Barely two months after government told the nation that drugs availability was normalizing in the country’s hospitals it has actually been revealed that only 15 percent of drugs have so far been procured.

Minister of Health, Catherine Gotani Hara, told reporters in May the drug shortage was normalizing following the delivery of 80 percent of medicine and other pharmaceuticals procured by the Central Medical Stores Trust (CMST).

“We have had a lot of supplies through well-wishers after President Joyce Banda sent SOS [save our souls] to the world. The president went to the United Kingdom where she managed to get 16 million pounds worth of drugs,” the minister said then.

However, latest information from the Central Medical Stores Trust, a department that procures and supplies medical drugs in the country, indicates that the body has only managed to procure 15 percent of the essential drugs.

This comes six months after CMST revealed Malawi was running dangerously low on essential drug supplies with a 95 percent stock-out.

A ward in the Presbyterian Church-sponsored Ekwendeni Hospital in northern Malawi.

A ward in the Presbyterian Church-sponsored Ekwendeni Hospital in northern Malawi.

Following the drug stock-out, health service delivery in public hospitals almost came to a standstill with reports indicating that the country recorded scores of preventable deaths in various hospitals due to the low stock-levels.

But CMST acting Executive Director, Fred Mzoma, has revealed that during the last five months his body has only managed to reduce the drug shortage from 95 percent to 80 percent.

“We had earlier reported that stock-outs were at 95 percent but now it has moved to 80 percent,” said Mzoma adding that the situation may improve further in the next two months when more drugs will start arriving in the country.

On why the drugs were taking long to arrive in the country, Mzoma blamed the development on logistical hiccups such as shipment.

The acting CMST head cited the Mozambique route which they use as one of the reasons contributing to late arrival of the drugs saying recent experience has shown that any cargo passing through that country takes long to arrive in Malawi.

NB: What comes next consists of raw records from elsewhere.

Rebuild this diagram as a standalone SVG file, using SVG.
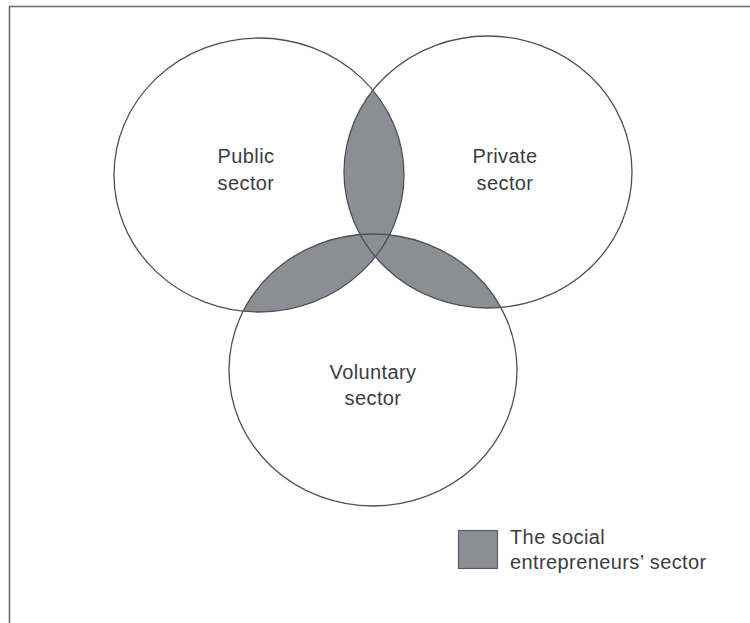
<svg xmlns="http://www.w3.org/2000/svg" width="750" height="623" viewBox="0 0 750 623">
<style>
.frame{fill:none;stroke:#6e6e72;stroke-width:1.6}
.ring{fill:none;stroke:#505055;stroke-width:1.3}
.shade{fill:#8b8e94;stroke:none}
.lbl{font-family:"Liberation Sans",Arial,sans-serif;font-size:20px;letter-spacing:0.4px;fill:#3c3c40;text-anchor:middle}
.leg{font-family:"Liberation Sans",Arial,sans-serif;font-size:20px;letter-spacing:0.4px;fill:#3c3c40}
</style>
<defs>
<clipPath id="cA"><ellipse cx="259" cy="175" rx="145" ry="137"/></clipPath>
<clipPath id="cB"><ellipse cx="488" cy="172" rx="144" ry="136"/></clipPath>
</defs>
<rect id="frame" class="frame" x="9.5" y="6.5" width="800" height="700"/>
<g id="overlaps">
<ellipse class="shade" cx="488" cy="172" rx="144" ry="136" clip-path="url(#cA)"/>
<ellipse class="shade" cx="373" cy="370" rx="144" ry="136" clip-path="url(#cA)"/>
<ellipse class="shade" cx="373" cy="370" rx="144" ry="136" clip-path="url(#cB)"/>
</g>
<g id="public">
<ellipse class="ring" cx="259" cy="175" rx="145" ry="137"/>
<text class="lbl" x="246" y="163">Public</text>
<text class="lbl" x="246" y="190">sector</text>
</g>
<g id="private">
<ellipse class="ring" cx="488" cy="172" rx="144" ry="136"/>
<text class="lbl" x="505" y="163">Private</text>
<text class="lbl" x="505" y="190">sector</text>
</g>
<g id="voluntary">
<ellipse class="ring" cx="373" cy="370" rx="144" ry="136"/>
<text class="lbl" x="373" y="379">Voluntary</text>
<text class="lbl" x="373" y="405">sector</text>
</g>
<g id="legend">
<rect x="458.5" y="530.5" width="39" height="38" fill="#8b8e94" stroke="#5a5c62" stroke-width="1.2"/>
<text class="leg" x="510" y="544">The social</text>
<text class="leg" x="510" y="569">entrepreneurs’ sector</text>
</g>
</svg>
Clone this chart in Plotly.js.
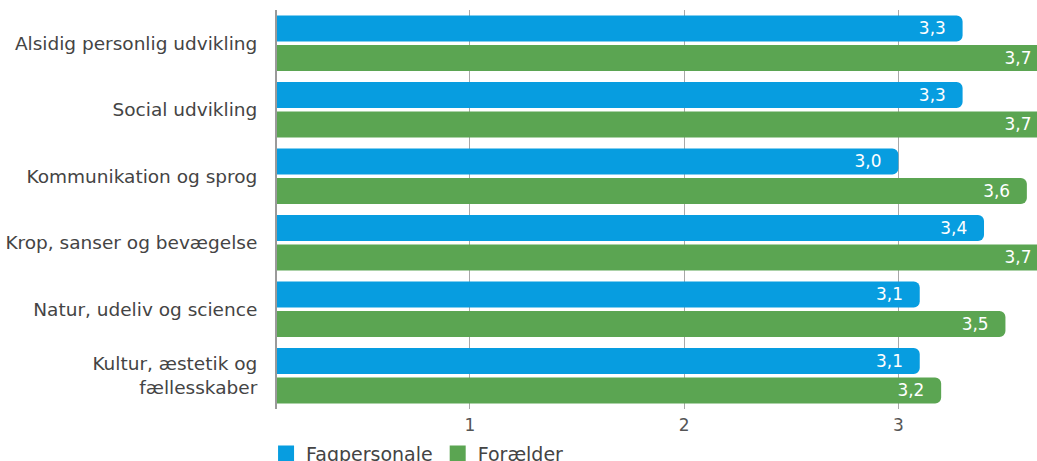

After the SOS, development partners such as DFID, came in and joined hands with government and CMST to ensure that the drug stock-out is reduced.

Affected by the serious essential drug shortage, doctors at Kamuzu Central Hospital (KCH) in Lilongwe raised an alarm by sending an open letter to President Joyce Banda asking her to intervene by stopping public hospitals from becoming what they called a ‘waiting rooms for death.’

At KCH and other Malawi’s major referral hospital, patients were being turned back and asked to get treatment at private health facilities.